The space agency had been considering sending the astronauts out to snip away part of the blanket for fear a 13-inch section weighing just under an ounce could tear away during the return to Earth and slam into the shuttle, perhaps causing grave damage.
It would have been the fourth spacewalk of the mission, and the second time during the flight that the astronauts had to step outside to repair the shuttle's thermal protection and reduce the risk of another Columbia-type tragedy during the trip home, when the spacecraft passes through the blowtorch heat of re-entry.
"We have good news," Mission Control radioed to Discovery. The mission management team concluded that the torn blanket "is safe for return. There's no issue."
An analysis showed that there would be no danger to the shuttle if a section of the blanket ripped away during re-entry, and wind tunnel tests in California showed the same thing, meaning no spacewalk will be necessary, Mission Control said.
Replied astronaut Soichi Noguchi, one of the crew's assigned spacewalkers: "That's, I would say, good news."
The shuttle is scheduled to return to Earth on Monday morning.
On Wednesday, Stephen Robinson made a spacewalk to remove two potentially dangerous pieces of heat-resistant cloth protruding from Discovery's underside. He used his gloved hand to gently pluck the two strips from the crevices between the thermal tiles.
It was the first time an astronaut had ever repaired the shuttle's exterior in space, and the first time one had ever ventured below the ship in orbit.
Robinson was barely back inside the shuttle and out of his spacesuit when Mission Control informed the crew about the chance of another spacewalk to deal with the torn thermal blanket.
As Discovery orbited the Earth on Thursday morning, the crew paid tribute to the seven astronauts who died on Columbia, and Discovery commander Eileen Collins said she was confident about returning home safely next week.
"We have looked at everything," Collins told The Associated Press in an interview. "I wouldn't fly this flight if I didn't think it was a safe thing to do."
Each crew member took a few minutes to discuss space exploration and its costs and remember those who did not make it home.
"We choose to do these things not because they are easy, but because they are hard," astronaut Wendy Lawrence said, borrowing the words of President Kennedy. "And certainly, space exploration is not easy and there has been a human price that has been paid."
Columbia was doomed by a piece of insulating foam that fell off its external fuel tank during launch.
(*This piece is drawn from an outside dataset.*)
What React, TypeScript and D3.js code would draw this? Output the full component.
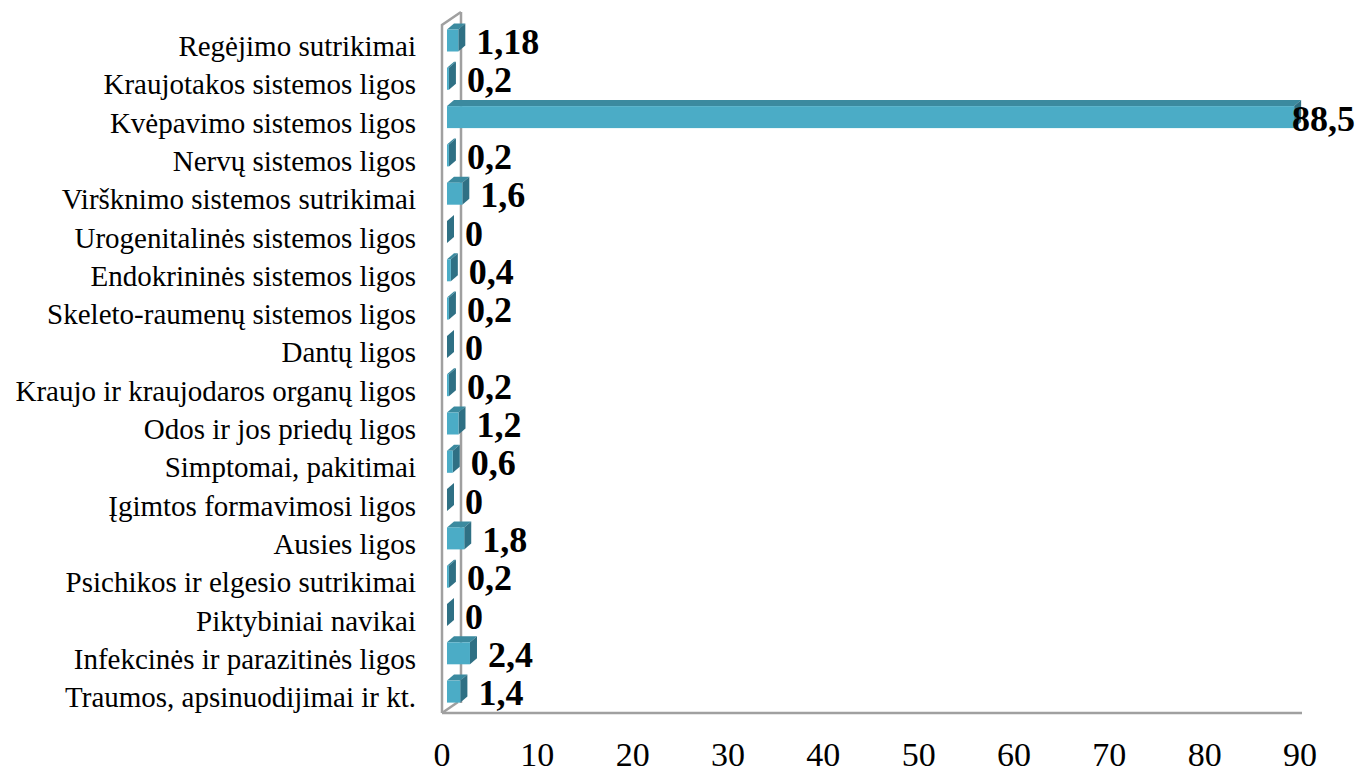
import React from "react";
import * as d3 from "d3";

const categories: string[] = [
  "Regėjimo sutrikimai",
  "Kraujotakos sistemos ligos",
  "Kvėpavimo sistemos ligos",
  "Nervų sistemos ligos",
  "Viršknimo sistemos sutrikimai",
  "Urogenitalinės sistemos ligos",
  "Endokrininės sistemos ligos",
  "Skeleto-raumenų sistemos ligos",
  "Dantų ligos",
  "Kraujo ir kraujodaros organų ligos",
  "Odos ir jos priedų ligos",
  "Simptomai, pakitimai",
  "Įgimtos formavimosi ligos",
  "Ausies ligos",
  "Psichikos ir elgesio sutrikimai",
  "Piktybiniai navikai",
  "Infekcinės ir parazitinės ligos",
  "Traumos, apsinuodijimai ir kt.",
];

const values: number[] = [1.18, 0.2, 88.5, 0.2, 1.6, 0, 0.4, 0.2, 0, 0.2, 1.2, 0.6, 0, 1.8, 0.2, 0, 2.4, 1.4];
const valueLabels: string[] = ["1,18", "0,2", "88,5", "0,2", "1,6", "0", "0,4", "0,2", "0", "0,2", "1,2", "0,6", "0", "1,8", "0,2", "0", "2,4", "1,4"];
const ticks: number[] = [0, 10, 20, 30, 40, 50, 60, 70, 80, 90];

const W = 1359;
const H = 773;
const FONT = "'Liberation Serif', 'Times New Roman', serif";

export default function App() {
  const xAxis = d3.scaleLinear().domain([0, 90]).range([442, 1300]);
  const xBar = d3.scaleLinear().domain([0, 90]).range([447, 1308.5]);
  const y = d3.scaleBand<string>().domain(categories).range([27.35, 27.35 + 18 * 38.3]).padding(0);

  const dx = 7;
  const dy = -6;
  const barH = 22;

  const wallX0 = 442;
  const wallX1 = 461;
  const floorY = 713;
  const wallTop = 25;

  return (
    <svg width={W} height={H} style={{ position: "absolute", left: 0, top: 0, background: "#fff" }}>
      {/* wall and floor */}
      <g fill="none" stroke="#a0a0a0" strokeWidth={2.5}>
        <line x1={wallX1} y1={wallTop - 13} x2={wallX1} y2={floorY - 10} />
        <path d={`M${wallX0},${floorY} L${wallX0},${wallTop} L${wallX1},${wallTop - 13}`} />
        <line x1={wallX0} y1={floorY} x2={wallX1 - 3} y2={floorY - 11} />
        <line x1={wallX0} y1={floorY} x2={xAxis(90) + 2} y2={floorY} />
      </g>
      {/* bars */}
      {categories.map((c, i) => {
        const cy = (y(c) as number) + y.bandwidth() / 2 - 6;
        const x0 = xBar(0);
        const x1 = xBar(values[i]);
        const top = cy - barH / 2;
        const bot = cy + barH / 2;
        return (
          <g key={c}>
            <path d={`M${x0},${top} L${x0 + dx},${top + dy} L${x1 + dx},${top + dy} L${x1},${top} Z`} fill="#3b8a9f" />
            <path d={`M${x1},${top} L${x1 + dx},${top + dy} L${x1 + dx},${bot + dy} L${x1},${bot} Z`} fill="#2f7084" />
            <rect x={x0} y={top} width={Math.max(0, x1 - x0)} height={barH} fill="#4bacc6" />
          </g>
        );
      })}
      {/* category labels */}
      {categories.map((c) => (
        <text key={c} x={416} y={(y(c) as number) + y.bandwidth() / 2 + 9.5} textAnchor="end" fontFamily={FONT} fontSize={29} fill="#000">
          {c}
        </text>
      ))}
      {/* value labels */}
      {categories.map((c, i) => {
        const cy = (y(c) as number) + y.bandwidth() / 2 - 6;
        const lx = xBar(values[i]) + 18;
        const clamp = lx > 1290;
        return (
          <text
            key={c}
            x={clamp ? 1355 : lx}
            y={cy + 13.5}
            textAnchor={clamp ? "end" : "start"}
            fontFamily={FONT}
            fontSize={36}
            fontWeight="bold"
            fill="#000"
          >
            {valueLabels[i]}
          </text>
        );
      })}
      {/* x tick labels */}
      {ticks.map((t) => (
        <text key={t} x={xAxis(t)} y={766} textAnchor="middle" fontFamily={FONT} fontSize={34} fill="#000">
          {t}
        </text>
      ))}
    </svg>
  );
}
The foam pierced a wing and caused the shuttle to disintegrate over Texas during re-entry on Feb. 1, 2003.
Because of the tragedy, Discovery's astronauts have spent much of the mission inspecting their ship, making repairs and testing out new repair techniques.
Discovery has been photographed and laser-analyzed in excruciating detail, and NASA officials have warned that some of the flaws they are spotting this time may not necessarily be reason for concern, or even anything out of the ordinary.